**What you will do**
Word for word, extract the first line of the records below and each line after it, up to and including the line with "const traces = [];". Pictures are left out.

# Start of Excerpted records

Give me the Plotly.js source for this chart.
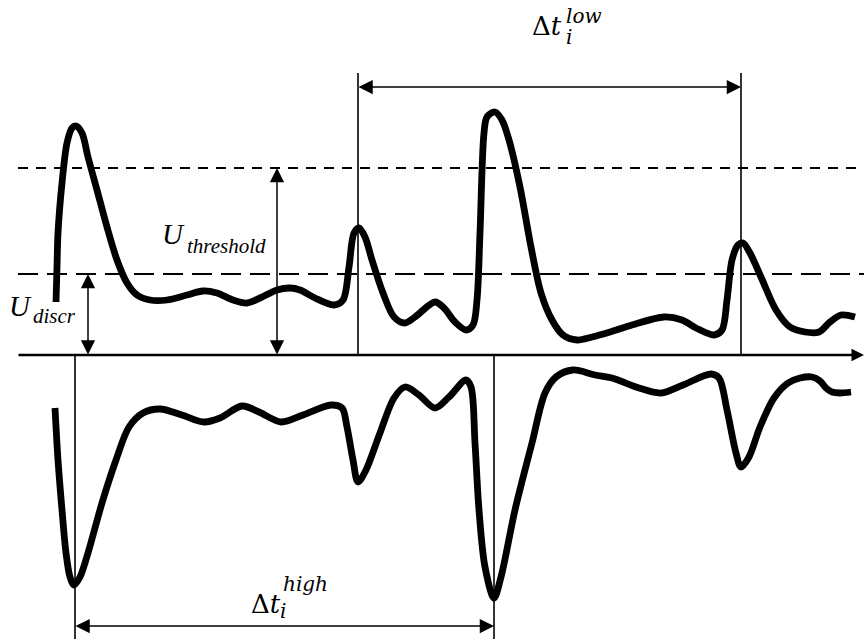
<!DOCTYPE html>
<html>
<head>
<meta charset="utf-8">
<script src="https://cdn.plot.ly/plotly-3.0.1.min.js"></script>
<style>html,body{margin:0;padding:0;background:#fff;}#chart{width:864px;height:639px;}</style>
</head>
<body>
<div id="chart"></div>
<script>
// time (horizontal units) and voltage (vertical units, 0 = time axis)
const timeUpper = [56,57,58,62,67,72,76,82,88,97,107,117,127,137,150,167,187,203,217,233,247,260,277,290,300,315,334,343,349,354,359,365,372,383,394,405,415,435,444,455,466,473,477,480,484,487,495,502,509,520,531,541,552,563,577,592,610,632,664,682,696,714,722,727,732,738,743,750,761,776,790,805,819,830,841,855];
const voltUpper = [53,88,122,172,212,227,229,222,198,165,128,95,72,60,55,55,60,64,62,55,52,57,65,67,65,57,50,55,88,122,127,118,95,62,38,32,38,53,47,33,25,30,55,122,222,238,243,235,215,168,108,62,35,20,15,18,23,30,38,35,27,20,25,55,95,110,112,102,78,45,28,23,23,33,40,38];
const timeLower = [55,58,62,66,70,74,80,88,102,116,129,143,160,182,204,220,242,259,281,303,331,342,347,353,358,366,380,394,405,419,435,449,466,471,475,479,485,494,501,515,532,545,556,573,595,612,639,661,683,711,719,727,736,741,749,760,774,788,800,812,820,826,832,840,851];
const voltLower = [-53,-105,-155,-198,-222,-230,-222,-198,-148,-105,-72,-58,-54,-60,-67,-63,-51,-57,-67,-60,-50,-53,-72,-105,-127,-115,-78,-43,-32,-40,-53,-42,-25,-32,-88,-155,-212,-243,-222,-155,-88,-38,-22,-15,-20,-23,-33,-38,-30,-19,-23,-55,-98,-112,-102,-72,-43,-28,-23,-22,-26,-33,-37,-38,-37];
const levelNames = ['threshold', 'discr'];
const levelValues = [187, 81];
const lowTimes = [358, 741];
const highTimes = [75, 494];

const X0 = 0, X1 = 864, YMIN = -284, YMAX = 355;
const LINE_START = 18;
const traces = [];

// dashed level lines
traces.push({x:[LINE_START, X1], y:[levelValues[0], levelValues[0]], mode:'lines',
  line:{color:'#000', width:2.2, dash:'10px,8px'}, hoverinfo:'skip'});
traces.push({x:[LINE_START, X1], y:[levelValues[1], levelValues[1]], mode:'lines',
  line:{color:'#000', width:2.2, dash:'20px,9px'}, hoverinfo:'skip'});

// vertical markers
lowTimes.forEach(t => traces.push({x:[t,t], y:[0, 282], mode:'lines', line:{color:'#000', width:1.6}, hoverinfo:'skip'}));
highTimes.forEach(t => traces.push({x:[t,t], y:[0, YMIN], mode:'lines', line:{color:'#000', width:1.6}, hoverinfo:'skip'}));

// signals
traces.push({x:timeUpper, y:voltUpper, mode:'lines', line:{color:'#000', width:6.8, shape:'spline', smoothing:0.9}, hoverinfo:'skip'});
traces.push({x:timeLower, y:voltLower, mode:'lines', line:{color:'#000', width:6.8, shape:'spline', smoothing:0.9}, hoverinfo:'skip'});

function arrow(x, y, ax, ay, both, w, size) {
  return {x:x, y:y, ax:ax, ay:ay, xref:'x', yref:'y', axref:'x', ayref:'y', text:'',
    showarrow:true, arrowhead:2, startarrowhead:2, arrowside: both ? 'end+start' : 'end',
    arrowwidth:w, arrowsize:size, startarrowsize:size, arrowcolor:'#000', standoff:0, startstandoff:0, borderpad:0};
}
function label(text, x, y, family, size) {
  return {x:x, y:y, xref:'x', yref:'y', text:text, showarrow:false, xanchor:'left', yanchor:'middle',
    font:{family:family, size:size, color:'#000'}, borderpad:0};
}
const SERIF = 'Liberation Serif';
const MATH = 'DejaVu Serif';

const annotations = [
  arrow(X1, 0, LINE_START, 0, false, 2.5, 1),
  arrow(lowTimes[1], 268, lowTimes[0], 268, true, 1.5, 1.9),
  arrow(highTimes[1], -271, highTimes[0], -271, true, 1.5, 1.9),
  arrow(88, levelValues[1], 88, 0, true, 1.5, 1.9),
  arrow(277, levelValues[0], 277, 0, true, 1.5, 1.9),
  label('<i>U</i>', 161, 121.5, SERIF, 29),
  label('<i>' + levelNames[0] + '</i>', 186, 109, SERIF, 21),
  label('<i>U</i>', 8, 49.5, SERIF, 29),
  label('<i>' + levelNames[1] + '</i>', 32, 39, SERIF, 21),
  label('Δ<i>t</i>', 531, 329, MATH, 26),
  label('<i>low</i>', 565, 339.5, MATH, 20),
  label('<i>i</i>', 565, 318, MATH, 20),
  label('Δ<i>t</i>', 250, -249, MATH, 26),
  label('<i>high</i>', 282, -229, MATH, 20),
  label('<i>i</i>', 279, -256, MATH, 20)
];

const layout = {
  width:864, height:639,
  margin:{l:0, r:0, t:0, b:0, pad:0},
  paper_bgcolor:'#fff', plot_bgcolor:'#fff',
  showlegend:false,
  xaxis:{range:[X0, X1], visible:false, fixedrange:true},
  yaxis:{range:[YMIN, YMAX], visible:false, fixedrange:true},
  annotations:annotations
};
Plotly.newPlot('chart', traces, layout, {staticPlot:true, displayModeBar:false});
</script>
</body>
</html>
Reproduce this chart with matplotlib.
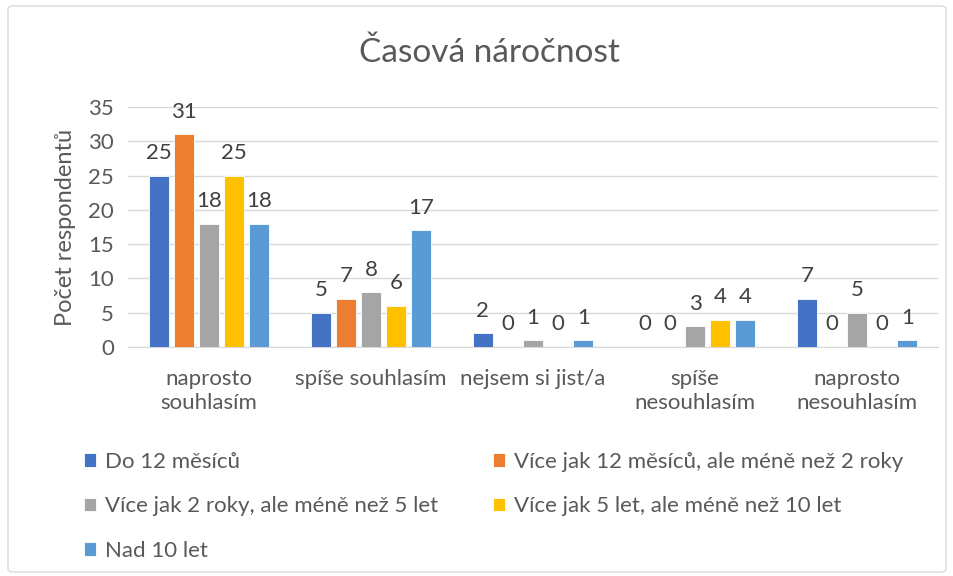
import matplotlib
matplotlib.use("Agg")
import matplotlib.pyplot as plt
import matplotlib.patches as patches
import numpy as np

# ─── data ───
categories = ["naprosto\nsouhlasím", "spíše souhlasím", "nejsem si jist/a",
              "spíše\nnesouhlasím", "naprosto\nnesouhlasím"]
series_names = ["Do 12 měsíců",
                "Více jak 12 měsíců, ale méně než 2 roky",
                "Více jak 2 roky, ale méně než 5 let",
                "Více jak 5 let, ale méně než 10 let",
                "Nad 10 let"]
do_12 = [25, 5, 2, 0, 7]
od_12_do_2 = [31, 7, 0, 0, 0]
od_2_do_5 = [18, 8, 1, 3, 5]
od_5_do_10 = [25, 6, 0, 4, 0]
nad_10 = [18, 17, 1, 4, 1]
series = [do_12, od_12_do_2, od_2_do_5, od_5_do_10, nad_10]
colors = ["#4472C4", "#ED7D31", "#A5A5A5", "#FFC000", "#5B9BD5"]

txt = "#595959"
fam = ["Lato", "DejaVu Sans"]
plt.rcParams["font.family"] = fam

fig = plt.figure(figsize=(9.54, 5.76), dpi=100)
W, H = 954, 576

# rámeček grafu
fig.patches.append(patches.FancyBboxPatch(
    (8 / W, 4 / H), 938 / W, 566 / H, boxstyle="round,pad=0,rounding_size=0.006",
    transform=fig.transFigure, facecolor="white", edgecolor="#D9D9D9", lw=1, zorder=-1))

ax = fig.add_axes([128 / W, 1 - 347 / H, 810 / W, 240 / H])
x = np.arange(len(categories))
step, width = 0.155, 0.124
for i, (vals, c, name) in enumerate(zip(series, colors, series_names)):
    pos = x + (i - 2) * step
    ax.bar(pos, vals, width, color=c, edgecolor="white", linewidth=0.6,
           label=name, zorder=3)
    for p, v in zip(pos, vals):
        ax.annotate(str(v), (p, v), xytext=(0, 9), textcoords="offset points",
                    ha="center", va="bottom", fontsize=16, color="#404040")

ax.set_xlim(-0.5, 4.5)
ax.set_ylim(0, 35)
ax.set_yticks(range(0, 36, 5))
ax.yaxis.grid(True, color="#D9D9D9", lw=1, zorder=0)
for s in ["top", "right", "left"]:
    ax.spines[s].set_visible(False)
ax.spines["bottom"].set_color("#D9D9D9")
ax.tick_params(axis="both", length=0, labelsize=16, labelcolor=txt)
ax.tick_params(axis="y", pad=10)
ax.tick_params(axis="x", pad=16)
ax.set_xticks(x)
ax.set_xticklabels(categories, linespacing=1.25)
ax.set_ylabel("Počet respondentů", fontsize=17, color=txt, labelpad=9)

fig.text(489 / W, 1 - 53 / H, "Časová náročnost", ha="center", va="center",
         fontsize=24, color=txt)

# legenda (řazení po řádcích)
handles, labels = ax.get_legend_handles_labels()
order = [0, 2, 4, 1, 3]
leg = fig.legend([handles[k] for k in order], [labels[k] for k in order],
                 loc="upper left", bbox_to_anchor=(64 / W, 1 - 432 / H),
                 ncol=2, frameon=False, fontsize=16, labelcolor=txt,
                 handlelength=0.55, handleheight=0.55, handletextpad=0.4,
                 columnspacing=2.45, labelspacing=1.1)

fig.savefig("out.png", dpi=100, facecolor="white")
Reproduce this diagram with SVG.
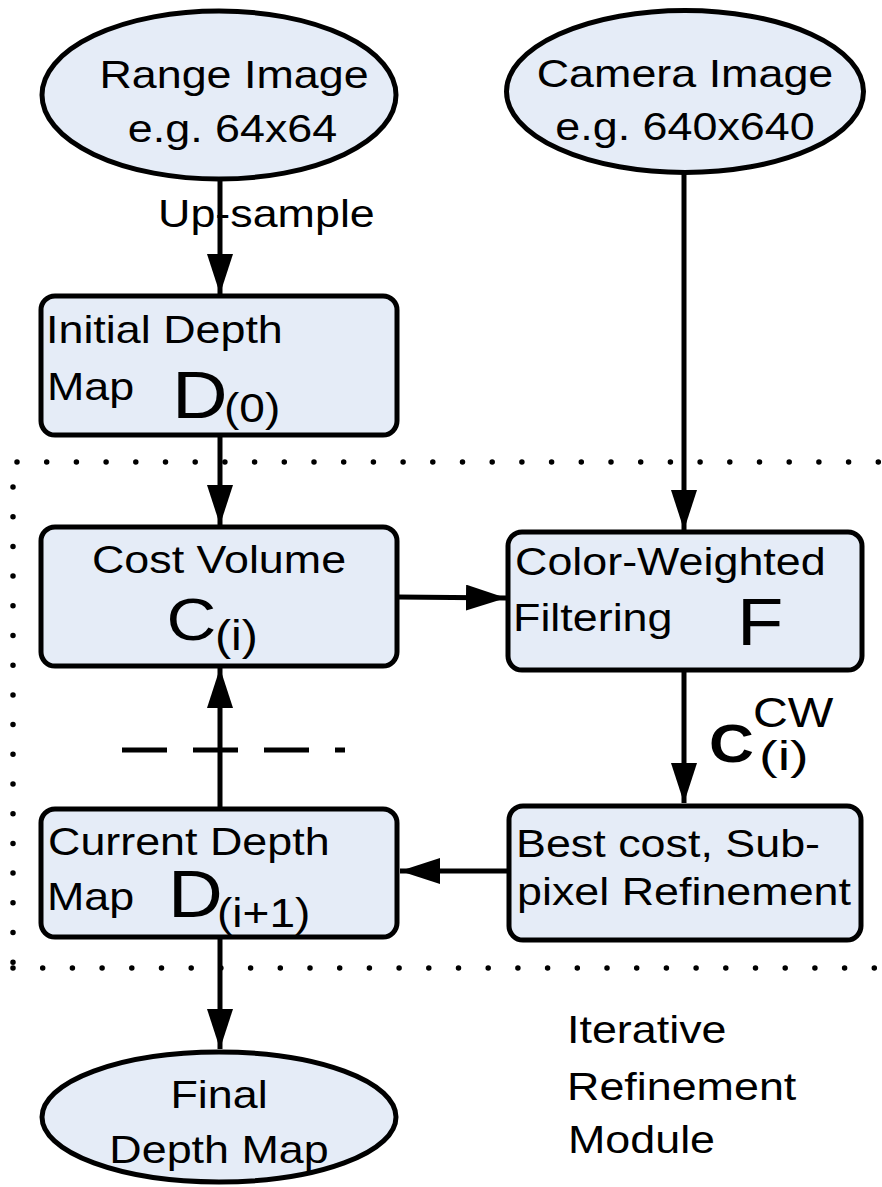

# End of Excerpted records

**Written response**
Give me the Plotly.js source for this chart.
<!DOCTYPE html>
<html>
<head>
<meta charset="utf-8">
<script src="https://cdn.plot.ly/plotly-3.0.1.min.js"></script>
<style>html,body{margin:0;padding:0;background:#fff;}#chart{width:864px;height:639px;}</style>
</head>
<body>
<div id="chart"></div>
<script>
// time (horizontal units) and voltage (vertical units, 0 = time axis)
const timeUpper = [56,57,58,62,67,72,76,82,88,97,107,117,127,137,150,167,187,203,217,233,247,260,277,290,300,315,334,343,349,354,359,365,372,383,394,405,415,435,444,455,466,473,477,480,484,487,495,502,509,520,531,541,552,563,577,592,610,632,664,682,696,714,722,727,732,738,743,750,761,776,790,805,819,830,841,855];
const voltUpper = [53,88,122,172,212,227,229,222,198,165,128,95,72,60,55,55,60,64,62,55,52,57,65,67,65,57,50,55,88,122,127,118,95,62,38,32,38,53,47,33,25,30,55,122,222,238,243,235,215,168,108,62,35,20,15,18,23,30,38,35,27,20,25,55,95,110,112,102,78,45,28,23,23,33,40,38];
const timeLower = [55,58,62,66,70,74,80,88,102,116,129,143,160,182,204,220,242,259,281,303,331,342,347,353,358,366,380,394,405,419,435,449,466,471,475,479,485,494,501,515,532,545,556,573,595,612,639,661,683,711,719,727,736,741,749,760,774,788,800,812,820,826,832,840,851];
const voltLower = [-53,-105,-155,-198,-222,-230,-222,-198,-148,-105,-72,-58,-54,-60,-67,-63,-51,-57,-67,-60,-50,-53,-72,-105,-127,-115,-78,-43,-32,-40,-53,-42,-25,-32,-88,-155,-212,-243,-222,-155,-88,-38,-22,-15,-20,-23,-33,-38,-30,-19,-23,-55,-98,-112,-102,-72,-43,-28,-23,-22,-26,-33,-37,-38,-37];
const levelNames = ['threshold', 'discr'];
const levelValues = [187, 81];
const lowTimes = [358, 741];
const highTimes = [75, 494];

const X0 = 0, X1 = 864, YMIN = -284, YMAX = 355;
const LINE_START = 18;
const traces = [];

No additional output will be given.